Journalist Manuela Andreoni, from The New York Times. (Courtesy)

“There is science and data of all kinds. We have to be very careful with how we communicate the reliability of each thing, because we are talking about a field of science and public policy that is highly contested. We always have to be careful, and especially in a field that has become an object of so much polarization, we have to be even more precise in relation to what we really know and what we don't know,” Andreoni said.

In this sense, it is also necessary to avoid scientific jargon, which is often repeated in coverage without it being clear to the public what it means – sometimes not even to journalists.
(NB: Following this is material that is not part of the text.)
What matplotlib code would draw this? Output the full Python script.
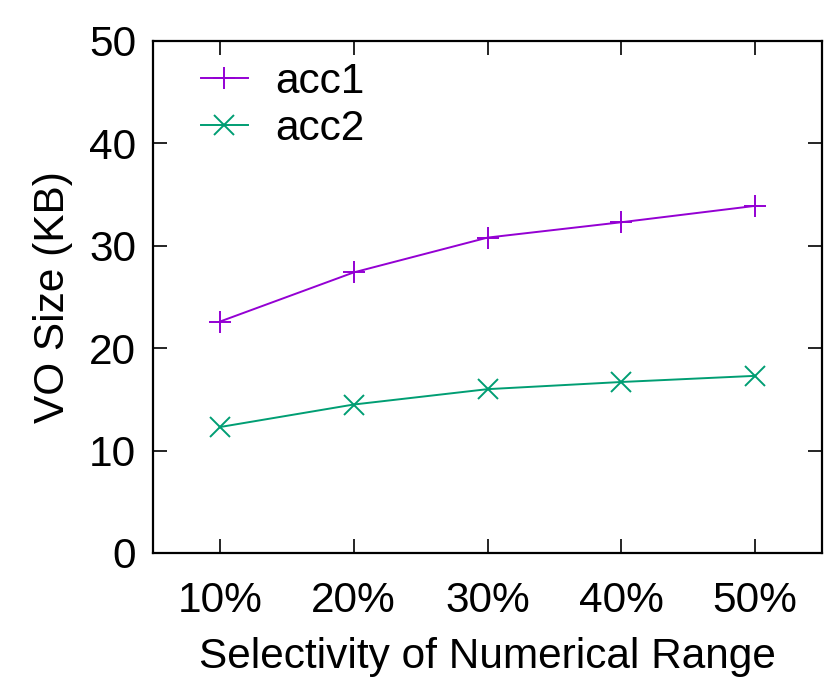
import matplotlib
matplotlib.use("Agg")
import matplotlib.pyplot as plt

# data
selectivity = ["10%", "20%", "30%", "40%", "50%"]
acc1 = [22.6, 27.4, 30.8, 32.3, 33.9]
acc2 = [12.3, 14.5, 16.0, 16.7, 17.3]

plt.rcParams["font.family"] = ["Liberation Sans", "DejaVu Sans"]
plt.rcParams["font.size"] = 30.5

fig = plt.figure(figsize=(8.3, 6.9), dpi=100)
ax = fig.add_axes([153 / 830, 1 - 553 / 690, (822 - 153) / 830, (553 - 41) / 690])

x = list(range(len(selectivity)))
ax.plot(x, acc1, color="#9400D3", marker="+", markersize=16, markeredgewidth=1.4,
        linewidth=1.4, label="acc1")
ax.plot(x, acc2, color="#009E73", marker="x", markersize=14, markeredgewidth=1.4,
        linewidth=1.4, label="acc2")

ax.set_xlim(-0.5, 4.5)
ax.set_ylim(0, 50)
ax.set_xticks(x)
ax.set_xticklabels(selectivity)
ax.set_yticks([0, 10, 20, 30, 40, 50])

ax.tick_params(direction="in", top=True, right=True, length=10, width=1.2)
ax.tick_params(axis="x", pad=20)
ax.tick_params(axis="y", pad=12)
for s in ax.spines.values():
    s.set_linewidth(1.6)

ax.set_xlabel("Selectivity of Numerical Range", labelpad=12)
ax.set_ylabel("VO Size (KB)", labelpad=12)

ax.legend(loc="upper left", frameon=False, handlelength=1.1, handletextpad=0.65,
          borderaxespad=0.1, labelspacing=0.15, bbox_to_anchor=(0.04, 1.0))

fig.savefig("out.png", dpi=100)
Many of these expressions seek to “translate extremely complex things,” Andreoni said. “Our greatest care must be to explain [the climate emergency] as briefly and clearly as possible,” she said.

One way to do this is to humanize climate coverage, putting the focus on the people who are being affected by the impact of the climate crisis.

“We have to get away from the jargon, the standard climate message, and talk more about people,” Andreoni said. “This is a challenge for many outlets that don’t have the resources to go to the places where people are encountering these issues, but it is essential so [coverage of the climate emergency] doesn’t turn into an incomprehensible thing that no one cares about.”

Méndez also emphasized the importance of consulting scientists, but communicating technical concepts “in a way that is understandable to everyone.”

She said journalists must take the extra time to go where the problems are and tell local stories.

“It is not the same to coldly tell in two paragraphs that neighbors demonstrated against the pollution of a river, than to go to the place, talk with them, understand their emotions, stories and memories there,” the journalist said. “This allows us to understand their motivations and, perhaps, move the reader. It takes longer, but it makes a difference in the quality of the article.”